TASK OBJECTIVE: All the data must come back unchanged, except that pictures are left out.

[start]

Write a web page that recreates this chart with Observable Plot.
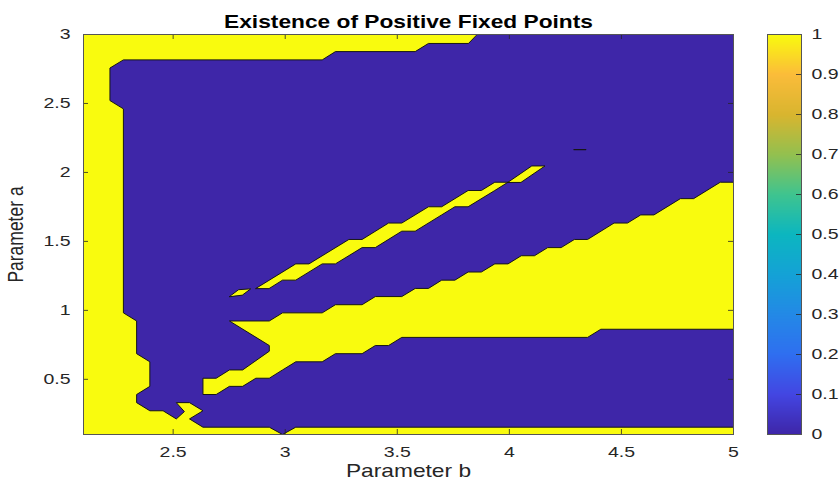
<!DOCTYPE html>
<html><head><meta charset="utf-8">
<script src="https://cdn.jsdelivr.net/npm/d3@7"></script>
<script src="https://cdn.jsdelivr.net/npm/@observablehq/plot@0.6"></script>
<style>
body{margin:0;background:#fff;}
#wrap{position:relative;width:839px;height:481px;overflow:hidden;background:#fff;}
#wrap svg{position:absolute;left:0;top:0;}
</style></head><body><div id="wrap"></div>
<script>
const title = "Existence of Positive Fixed Points";
const xLabel = "Parameter b";
const yLabel = "Parameter a";
const bDomain = [2.1, 5];
const aDomain = [0.1, 3];
const bTicks = [2.5, 3, 3.5, 4, 4.5, 5];
const aTicks = [0.5, 1, 1.5, 2, 2.5, 3];
const colorTicks = [0, 0.1, 0.2, 0.3, 0.4, 0.5, 0.6, 0.7, 0.8, 0.9, 1];
const parulaStops = [0, 0.1, 0.2, 0.3, 0.4, 0.5, 0.6, 0.7, 0.8, 0.9, 1];
const parulaColors = ["#3e26a8", "#4346e2", "#2f6ff0", "#2389e6", "#14a2d6", "#0cb6c0", "#3fc48f", "#93c04f", "#d9b52f", "#fbbc3a", "#f9fb0e"];

// region where value = 0 (no positive fixed point), outline
const zeroRegionB = [3.858,5.0,5.0,4.941,4.822,4.763,4.645,4.586,4.527,4.467,4.349,4.290,4.231,4.171,4.112,4.053,3.994,3.935,3.875,3.816,3.757,3.698,3.639,3.580,3.520,3.402,3.343,3.224,3.165,2.988,2.929,2.751,2.929,2.929,2.810,2.751,2.692,2.633,2.633,2.692,2.751,2.810,2.869,2.929,2.988,3.047,3.165,3.224,3.343,3.402,3.461,3.520,4.349,4.408,5.0,5.0,3.047,2.988,2.929,2.633,2.573,2.633,2.573,2.514,2.550,2.514,2.455,2.396,2.337,2.337,2.396,2.396,2.337,2.337,2.278,2.278,2.218,2.218,2.278,3.165,3.224,3.580,3.639,3.816];
const zeroRegionA = [3.0,3.0,1.929,1.929,1.810,1.810,1.692,1.692,1.633,1.633,1.514,1.514,1.455,1.455,1.396,1.396,1.337,1.337,1.278,1.278,1.219,1.219,1.159,1.159,1.100,1.100,1.041,1.041,0.982,0.982,0.923,0.923,0.745,0.704,0.568,0.568,0.508,0.508,0.390,0.390,0.449,0.449,0.508,0.508,0.568,0.627,0.627,0.686,0.686,0.745,0.745,0.804,0.804,0.863,0.863,0.153,0.153,0.1,0.153,0.153,0.213,0.272,0.331,0.331,0.266,0.213,0.272,0.272,0.331,0.390,0.449,0.627,0.686,0.923,0.982,2.461,2.521,2.757,2.816,2.816,2.876,2.876,2.935,2.935];

// islands where value = 1 inside the zero region
const stripeB = [2.869,3.047,3.106,3.284,3.343,3.461,3.520,3.639,3.698,3.816,3.875,3.935,3.994,3.935,3.816,3.757,3.698,3.580,3.520,3.402,3.343,3.224,3.165,3.047,2.988,2.929];
const stripeA = [1.159,1.337,1.337,1.514,1.514,1.633,1.633,1.751,1.751,1.869,1.869,1.929,1.929,1.869,1.751,1.751,1.692,1.574,1.574,1.455,1.455,1.337,1.337,1.219,1.219,1.159];
const islandLeftB = [2.751,2.792,2.846,2.810];
const islandLeftA = [1.100,1.150,1.156,1.112];
const islandRightB = [3.994,4.100,4.159,4.053];
const islandRightA = [1.929,2.047,2.047,1.929];
const dashB = [4.288, 4.341];
const dashA = [2.166, 2.166];

const YELLOW = "#f9fb0e", BLUE = "#3e26a8", EDGE = "#161616", AXIS = "#262626";
const pts = (B, A) => B.map((b, i) => ({b, a: A[i]}));
const poly = (B, A, fill) => Plot.line(pts(B, A), {x: "b", y: "a", fill, stroke: EDGE, strokeWidth: 1, curve: "linear-closed", clip: true, strokeLinejoin: "miter"});
const font = "Liberation Sans, Arial, Helvetica, sans-serif";
const fmt = d => String(d);

const main = Plot.plot({
  width: 839, height: 481,
  marginLeft: 83, marginRight: 106, marginTop: 34, marginBottom: 47,
  x: {domain: bDomain},
  y: {domain: aDomain},
  style: {fontFamily: font, color: AXIS, background: "transparent"},
  marks: [
    Plot.frame({fill: YELLOW, stroke: null}),
    poly(zeroRegionB, zeroRegionA, BLUE),
    poly(stripeB, stripeA, YELLOW),
    poly(islandLeftB, islandLeftA, YELLOW),
    poly(islandRightB, islandRightA, YELLOW),
    Plot.line(pts(dashB, dashA), {x: "b", y: "a", stroke: EDGE, strokeWidth: 1.2}),
    Plot.tickX(bTicks, {x: d => d, insetTop: 395, stroke: AXIS, strokeWidth: 0.8}),
    Plot.tickX(bTicks, {x: d => d, insetBottom: 395, stroke: AXIS, strokeWidth: 0.8}),
    Plot.tickY(aTicks, {y: d => d, insetRight: 645, stroke: AXIS, strokeWidth: 0.8}),
    Plot.tickY(aTicks, {y: d => d, insetLeft: 645, stroke: AXIS, strokeWidth: 0.8}),
    Plot.frame({stroke: "#555", strokeWidth: 1}),
    Plot.axisX(bTicks, {tickSize: 0, tickPadding: 12, fontSize: 15, label: null, fill: AXIS, tickFormat: fmt}),
    Plot.axisY(aTicks, {tickSize: 0, tickPadding: 13, fontSize: 15, label: null, fill: AXIS, tickFormat: fmt}),
    Plot.text([xLabel], {frameAnchor: "bottom", dy: 42, fontSize: 17.5, fill: AXIS, textAnchor: "middle"}),
    Plot.text([yLabel], {frameAnchor: "left", dx: -68, rotate: -90, fontSize: 17.5, fill: AXIS, textAnchor: "middle"}),
    Plot.text([title], {frameAnchor: "top", dy: -19, fontSize: 17.5, fontWeight: "bold", fill: "#000", textAnchor: "middle"})
  ]
});

const cbar = Plot.plot({
  width: 839, height: 481,
  marginLeft: 767, marginRight: 38, marginTop: 34, marginBottom: 47,
  x: {domain: [0, 1], axis: null},
  y: {domain: [0, 1]},
  color: {type: "linear", domain: parulaStops, range: parulaColors},
  style: {fontFamily: font, color: AXIS, background: "transparent"},
  marks: [
    Plot.raster({x1: 0, x2: 1, y1: 0, y2: 1, width: 1, height: 400, fill: (x, y) => y, imageRendering: "auto"}),
    Plot.tickY(colorTicks, {y: d => d, insetLeft: 29, stroke: AXIS, strokeWidth: 0.8}),
    Plot.frame({stroke: "#555", strokeWidth: 1}),
    Plot.axisY(colorTicks, {anchor: "right", tickSize: 0, tickPadding: 10, fontSize: 15, label: null, fill: AXIS, tickFormat: fmt})
  ]
});

const wrap = document.getElementById("wrap");
wrap.appendChild(main);
wrap.appendChild(cbar);

// horizontal stretch of the text (the original figure is stretched wide)
const S = 1.3;
for (const svg of [main, cbar]) {
  svg.querySelectorAll("text").forEach(t => {
    const T = t.getAttribute("transform") || "";
    if (T.includes("rotate")) {
      t.setAttribute("transform", T.replace("rotate", `scale(${S},1) rotate`));
    } else {
      const x = parseFloat(t.getAttribute("x")) || 0;
      t.setAttribute("transform", `${T} translate(${x},0) scale(${S},1) translate(${-x},0)`);
    }
  });
}
</script>
</body></html>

[end]

FINAL RESULT:
Write a web page that recreates this chart with Observable Plot.
<!DOCTYPE html>
<html><head><meta charset="utf-8">
<script src="https://cdn.jsdelivr.net/npm/d3@7"></script>
<script src="https://cdn.jsdelivr.net/npm/@observablehq/plot@0.6"></script>
<style>
body{margin:0;background:#fff;}
#wrap{position:relative;width:839px;height:481px;overflow:hidden;background:#fff;}
#wrap svg{position:absolute;left:0;top:0;}
</style></head><body><div id="wrap"></div>
<script>
const title = "Existence of Positive Fixed Points";
const xLabel = "Parameter b";
const yLabel = "Parameter a";
const bDomain = [2.1, 5];
const aDomain = [0.1, 3];
const bTicks = [2.5, 3, 3.5, 4, 4.5, 5];
const aTicks = [0.5, 1, 1.5, 2, 2.5, 3];
const colorTicks = [0, 0.1, 0.2, 0.3, 0.4, 0.5, 0.6, 0.7, 0.8, 0.9, 1];
const parulaStops = [0, 0.1, 0.2, 0.3, 0.4, 0.5, 0.6, 0.7, 0.8, 0.9, 1];
const parulaColors = ["#3e26a8", "#4346e2", "#2f6ff0", "#2389e6", "#14a2d6", "#0cb6c0", "#3fc48f", "#93c04f", "#d9b52f", "#fbbc3a", "#f9fb0e"];

// region where value = 0 (no positive fixed point), outline
const zeroRegionB = [3.858,5.0,5.0,4.941,4.822,4.763,4.645,4.586,4.527,4.467,4.349,4.290,4.231,4.171,4.112,4.053,3.994,3.935,3.875,3.816,3.757,3.698,3.639,3.580,3.520,3.402,3.343,3.224,3.165,2.988,2.929,2.751,2.929,2.929,2.810,2.751,2.692,2.633,2.633,2.692,2.751,2.810,2.869,2.929,2.988,3.047,3.165,3.224,3.343,3.402,3.461,3.520,4.349,4.408,5.0,5.0,3.047,2.988,2.929,2.633,2.573,2.633,2.573,2.514,2.550,2.514,2.455,2.396,2.337,2.337,2.396,2.396,2.337,2.337,2.278,2.278,2.218,2.218,2.278,3.165,3.224,3.580,3.639,3.816];
const zeroRegionA = [3.0,3.0,1.929,1.929,1.810,1.810,1.692,1.692,1.633,1.633,1.514,1.514,1.455,1.455,1.396,1.396,1.337,1.337,1.278,1.278,1.219,1.219,1.159,1.159,1.100,1.100,1.041,1.041,0.982,0.982,0.923,0.923,0.745,0.704,0.568,0.568,0.508,0.508,0.390,0.390,0.449,0.449,0.508,0.508,0.568,0.627,0.627,0.686,0.686,0.745,0.745,0.804,0.804,0.863,0.863,0.153,0.153,0.1,0.153,0.153,0.213,0.272,0.331,0.331,0.266,0.213,0.272,0.272,0.331,0.390,0.449,0.627,0.686,0.923,0.982,2.461,2.521,2.757,2.816,2.816,2.876,2.876,2.935,2.935];

// islands where value = 1 inside the zero region
const stripeB = [2.869,3.047,3.106,3.284,3.343,3.461,3.520,3.639,3.698,3.816,3.875,3.935,3.994,3.935,3.816,3.757,3.698,3.580,3.520,3.402,3.343,3.224,3.165,3.047,2.988,2.929];
const stripeA = [1.159,1.337,1.337,1.514,1.514,1.633,1.633,1.751,1.751,1.869,1.869,1.929,1.929,1.869,1.751,1.751,1.692,1.574,1.574,1.455,1.455,1.337,1.337,1.219,1.219,1.159];
const islandLeftB = [2.751,2.792,2.846,2.810];
const islandLeftA = [1.100,1.150,1.156,1.112];
const islandRightB = [3.994,4.100,4.159,4.053];
const islandRightA = [1.929,2.047,2.047,1.929];
const dashB = [4.288, 4.341];
const dashA = [2.166, 2.166];

const YELLOW = "#f9fb0e", BLUE = "#3e26a8", EDGE = "#161616", AXIS = "#262626";
const pts = (B, A) => B.map((b, i) => ({b, a: A[i]}));
const poly = (B, A, fill) => Plot.line(pts(B, A), {x: "b", y: "a", fill, stroke: EDGE, strokeWidth: 1, curve: "linear-closed", clip: true, strokeLinejoin: "miter"});
const font = "Liberation Sans, Arial, Helvetica, sans-serif";
const fmt = d => String(d);

const main = Plot.plot({
  width: 839, height: 481,
  marginLeft: 83, marginRight: 106, marginTop: 34, marginBottom: 47,
  x: {domain: bDomain},
  y: {domain: aDomain},
  style: {fontFamily: font, color: AXIS, background: "transparent"},
  marks: [
    Plot.frame({fill: YELLOW, stroke: null}),
    poly(zeroRegionB, zeroRegionA, BLUE),
    poly(stripeB, stripeA, YELLOW),
    poly(islandLeftB, islandLeftA, YELLOW),
    poly(islandRightB, islandRightA, YELLOW),
    Plot.line(pts(dashB, dashA), {x: "b", y: "a", stroke: EDGE, strokeWidth: 1.2}),
    Plot.tickX(bTicks, {x: d => d, insetTop: 395, stroke: AXIS, strokeWidth: 0.8}),
    Plot.tickX(bTicks, {x: d => d, insetBottom: 395, stroke: AXIS, strokeWidth: 0.8}),
    Plot.tickY(aTicks, {y: d => d, insetRight: 645, stroke: AXIS, strokeWidth: 0.8}),
    Plot.tickY(aTicks, {y: d => d, insetLeft: 645, stroke: AXIS, strokeWidth: 0.8}),
    Plot.frame({stroke: "#555", strokeWidth: 1}),
    Plot.axisX(bTicks, {tickSize: 0, tickPadding: 12, fontSize: 15, label: null, fill: AXIS, tickFormat: fmt}),
    Plot.axisY(aTicks, {tickSize: 0, tickPadding: 13, fontSize: 15, label: null, fill: AXIS, tickFormat: fmt}),
    Plot.text([xLabel], {frameAnchor: "bottom", dy: 42, fontSize: 17.5, fill: AXIS, textAnchor: "middle"}),
    Plot.text([yLabel], {frameAnchor: "left", dx: -68, rotate: -90, fontSize: 17.5, fill: AXIS, textAnchor: "middle"}),
    Plot.text([title], {frameAnchor: "top", dy: -19, fontSize: 17.5, fontWeight: "bold", fill: "#000", textAnchor: "middle"})
  ]
});

const cbar = Plot.plot({
  width: 839, height: 481,
  marginLeft: 767, marginRight: 38, marginTop: 34, marginBottom: 47,
  x: {domain: [0, 1], axis: null},
  y: {domain: [0, 1]},
  color: {type: "linear", domain: parulaStops, range: parulaColors},
  style: {fontFamily: font, color: AXIS, background: "transparent"},
  marks: [
    Plot.raster({x1: 0, x2: 1, y1: 0, y2: 1, width: 1, height: 400, fill: (x, y) => y, imageRendering: "auto"}),
    Plot.tickY(colorTicks, {y: d => d, insetLeft: 29, stroke: AXIS, strokeWidth: 0.8}),
    Plot.frame({stroke: "#555", strokeWidth: 1}),
    Plot.axisY(colorTicks, {anchor: "right", tickSize: 0, tickPadding: 10, fontSize: 15, label: null, fill: AXIS, tickFormat: fmt})
  ]
});

const wrap = document.getElementById("wrap");
wrap.appendChild(main);
wrap.appendChild(cbar);

// horizontal stretch of the text (the original figure is stretched wide)
const S = 1.3;
for (const svg of [main, cbar]) {
  svg.querySelectorAll("text").forEach(t => {
    const T = t.getAttribute("transform") || "";
    if (T.includes("rotate")) {
      t.setAttribute("transform", T.replace("rotate", `scale(${S},1) rotate`));
    } else {
      const x = parseFloat(t.getAttribute("x")) || 0;
      t.setAttribute("transform", `${T} translate(${x},0) scale(${S},1) translate(${-x},0)`);
    }
  });
}
</script>
</body></html>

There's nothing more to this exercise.